En la ciudad, también en ésta, confluyen los que se sienten dentro de todas las cosas, ciudadanos con derechos y dinero en el bolsillo, y los que desde fueran pugnan por llenar un cubilete. Ya sé que detrás de esas mujeres hay mafias espantosas que las extorsionan y esclavizan, como detrás de las prostitutas que han sido compradas en Rumanía y no saben nada de lo que rodea a la esquina en la que la han colocado, ni acaso cómo se llama la ciudad. Los capos de esas mafias son el reverso de los jefes de empresa que bordean las leyes, por dentro, para incrementar su cuota de mercado. Unos desde dentro y otros desde fuera, unos con extraordinarios establecimientos y otros con tenderetes o sin ellos, unos protegidos por la policía y otros escapando de ella, todos pugnando en este inmenso mercadillo en el que no paramos de soltar monedas: diez euros para la Galeria de los Uffici, quince en la trattoria, doce en el quiosco de souvenirs, unos céntimos en el cubilete... Una abrumadora legión de ciudadanos (los funcionarios, los empleados por cuenta ajena) no hemos vendido nada en nuestra vida, no tenemos cuenta de resultados sino un sueldo fijo a fin de mes, ni tampoco hemos pedido dinero por caridad, salvo quizás algún préstamo a los parientes. Hasta ahora éramos el centro de referencia, el ciudadano medio. Pero no estamos solos. Hay otra legión cada vez más numerosa pendiente de nuestro bolsillo que ya no espera en los mostradores de antaño, sino que por la noche estudia cómo abordarnos a la mañana siguiente.
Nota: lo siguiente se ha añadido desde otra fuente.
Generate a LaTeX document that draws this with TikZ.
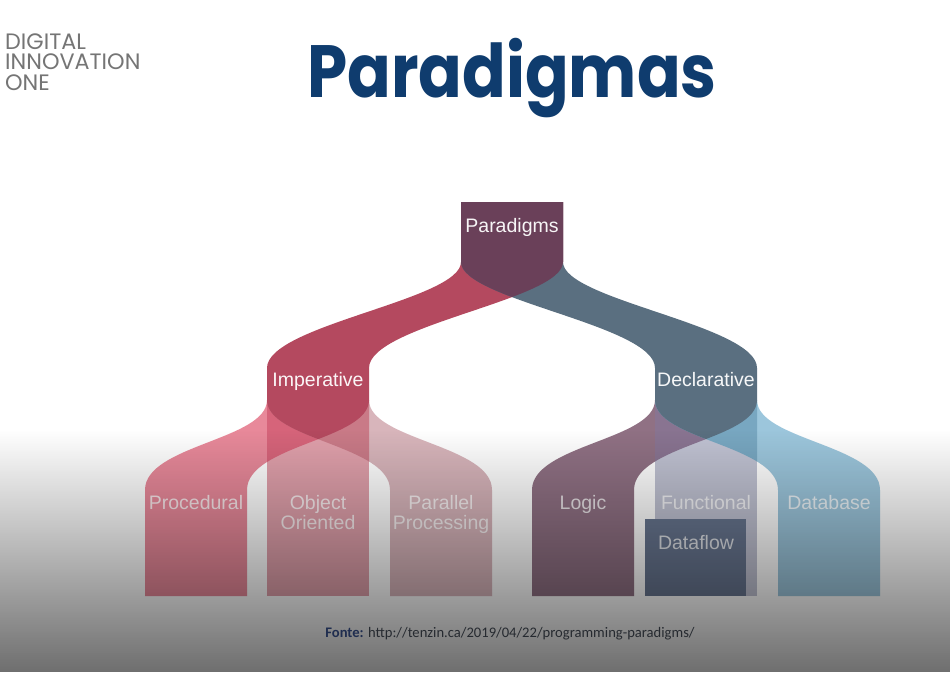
\documentclass[tikz,border=0pt]{standalone}
\usepackage{fontspec}
\setmainfont{Liberation Sans}
\newfontfamily\titlefont{Poppins}
\newfontfamily\logofont{Poppins}
\newfontfamily\notefont{Carlito}
\usetikzlibrary{fadings}

% palette
\definecolor{cTitle}{HTML}{0F3C6E}
\definecolor{cLogo}{HTML}{757575}
\definecolor{cRed}{HTML}{B4495F}
\definecolor{cBlue}{HTML}{5A6F80}
\definecolor{cMix}{HTML}{6A4059}
\definecolor{cProc}{HTML}{E8899A}
\definecolor{cOO}{HTML}{E0A0AB}
\definecolor{cPar}{HTML}{D8B5BB}
\definecolor{cProcOO}{HTML}{D6647A}
\definecolor{cOOPar}{HTML}{C97A87}
\definecolor{cLogic}{HTML}{907184}
\definecolor{cFunc}{HTML}{C0C2D2}
\definecolor{cData}{HTML}{9CC6DC}
\definecolor{cLogicFunc}{HTML}{897491}
\definecolor{cFuncData}{HTML}{78A7C1}
\definecolor{cFlow}{HTML}{687690}
\definecolor{cNoteKey}{HTML}{1F2D4F}
\definecolor{cNote}{HTML}{262A30}

% darkening towards the lower edge of the slide
\tikzfading[name=lowshade, top color=transparent!100, middle color=transparent!57, bottom color=transparent!0]

\tikzset{
  % top level: two ribbons leaving the root box
  ribRed/.style={insert path={(461,202) -- (461,262) .. controls (461,300) and (267,325) .. (267,368) -- (267,400) -- (369,400) -- (369,368) .. controls (369,325) and (563,300) .. (563,262) -- (563,202) -- cycle}},
  ribBlue/.style={insert path={(461,202) -- (461,262) .. controls (461,300) and (655,325) .. (655,368) -- (655,400) -- (757,400) -- (757,368) .. controls (757,325) and (563,300) .. (563,262) -- (563,202) -- cycle}},
  % second level: a ribbon from column #1 to column #2, and a straight stem
  branch/.style 2 args={insert path={(#1,400) .. controls (#1,440) and (#2,445) .. (#2,490) -- (#2,596) -- ({#2+102},596) -- ({#2+102},490) .. controls ({#2+102},445) and ({#1+102},440) .. ({#1+102},400) -- cycle}},
  stem/.style={insert path={(#1,400) rectangle ({#1+102},596)}},
  lbl/.style={text=white, text opacity=0.8, font=\fontsize{19.5}{20}\selectfont, align=center, inner sep=0pt, anchor=base},
  toplbl/.style={lbl, text opacity=0.95},
  logo/.style={anchor=base west, inner sep=0pt, text=cLogo, font=\logofont\fontsize{22.3}{24}\selectfont},
}

\begin{document}
\begin{tikzpicture}[x=1pt,y=-1pt]
\useasboundingbox (0,0) rectangle (950,672);
\fill[white] (0,0) rectangle (950,672);

% ---- top level
\fill[fill=cRed, ribRed];
\fill[fill=cBlue, ribBlue];
\begin{scope}
  \clip[ribRed];
  \fill[fill=cMix, ribBlue];
\end{scope}

% ---- imperative children
\fill[fill=cProc, branch={267}{145}];
\fill[fill=cPar, branch={267}{390}];
\fill[fill=cOO, stem=267];
\begin{scope}\clip[stem=267]; \fill[fill=cProcOO, branch={267}{145}];\end{scope}
\begin{scope}\clip[stem=267]; \fill[fill=cOOPar, branch={267}{390}];\end{scope}
\begin{scope}\clip[branch={267}{145}]; \fill[fill=cRed, branch={267}{390}];\end{scope}

% ---- declarative children
\fill[fill=cLogic, branch={655}{532}];
\fill[fill=cData, branch={655}{778}];
\fill[fill=cFunc, stem=655];
\begin{scope}\clip[stem=655]; \fill[fill=cLogicFunc, branch={655}{532}];\end{scope}
\begin{scope}\clip[stem=655]; \fill[fill=cFuncData, branch={655}{778}];\end{scope}
\begin{scope}\clip[branch={655}{532}]; \fill[fill=cBlue, branch={655}{778}];\end{scope}

\node[fill=cFlow, anchor=north west, minimum width=101pt, minimum height=77pt, inner sep=0pt] (dataflowbox) at (645,519) {};

% ---- labels
\node[toplbl] (paradigms) at (512,232.5) {Paradigms};
\node[toplbl] (imperative) at (318,386.5) {Imperative};
\node[toplbl] (declarative) at (706,386.5) {Declarative};
\node[lbl] (procedural) at (196,509) {Procedural};
\node[lbl] (objoriented) at (318,529) {Object\\Oriented};
\node[lbl] (parallel) at (441,529) {Parallel\\Processing};
\node[lbl] (logic) at (583,509) {Logic};
\node[lbl] (functional) at (706,509) {Functional};
\node[lbl] (database) at (829,509) {Database};
\node[lbl] (dataflow) at (696,549) {Dataflow};

% ---- slide shading
\fill[black, fill opacity=0.57, path fading=lowshade] (0,430) rectangle (950,672);

% ---- heading, logo, source
\node[anchor=base, inner sep=0pt, text=cTitle, font=\titlefont\bfseries\fontsize{74}{80}\selectfont] (title) at (512,97) {\scalebox{0.87}[1]{Paradigmas}};
\node[logo] (logo1) at (5,49) {DIGITAL};
\node[logo] (logo2) at (5,69.5) {INNOVATION};
\node[logo] (logo3) at (5,90) {ONE};
\node[anchor=base, inner sep=0pt, text=cNote, font=\notefont\fontsize{14.6}{16}\selectfont] (source) at (510,637) {\textcolor{cNoteKey}{\bfseries Fonte:} http://tenzin.ca/2019/04/22/programming-paradigms/};
\end{tikzpicture}
\end{document}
Ellos también existen. Estás contemplando la cúpula de Brunneleschi o la Puerta del Paraíso al lado de un grupo de japoneses, de una pareja noruega y tres españoles con mochila, y con toda seguridad una mujer cetrina vestida con faldones vistosos y sucios, probablemente albanesa, te enseña una fotografía mugrienta de dos niños pequeños y agita el cubilete pidiéndote al menos veinte céntimos. Acabas de salir del ambiente refinado de la exposición del Palazzo Strozzi, donde te has sentido europeo y legatario de una maravillosa historia de arte y cultura, y ves un manco en la acera con una pancarta y otro cubilete. O un caballero con olor a sudor viejo y alcohol reciente que mira atentamente el bolso de una señora mientras ésta contempla los zapatos de piel del escaparate.
¿Nunca se organizó esto de otro modo?
Me gusta la gente que sabe mirar (todo).
Híbridos de la cultura urbana, somos seres de mundos diversos, supongo que siempre ha sido así en las grandes ciudades.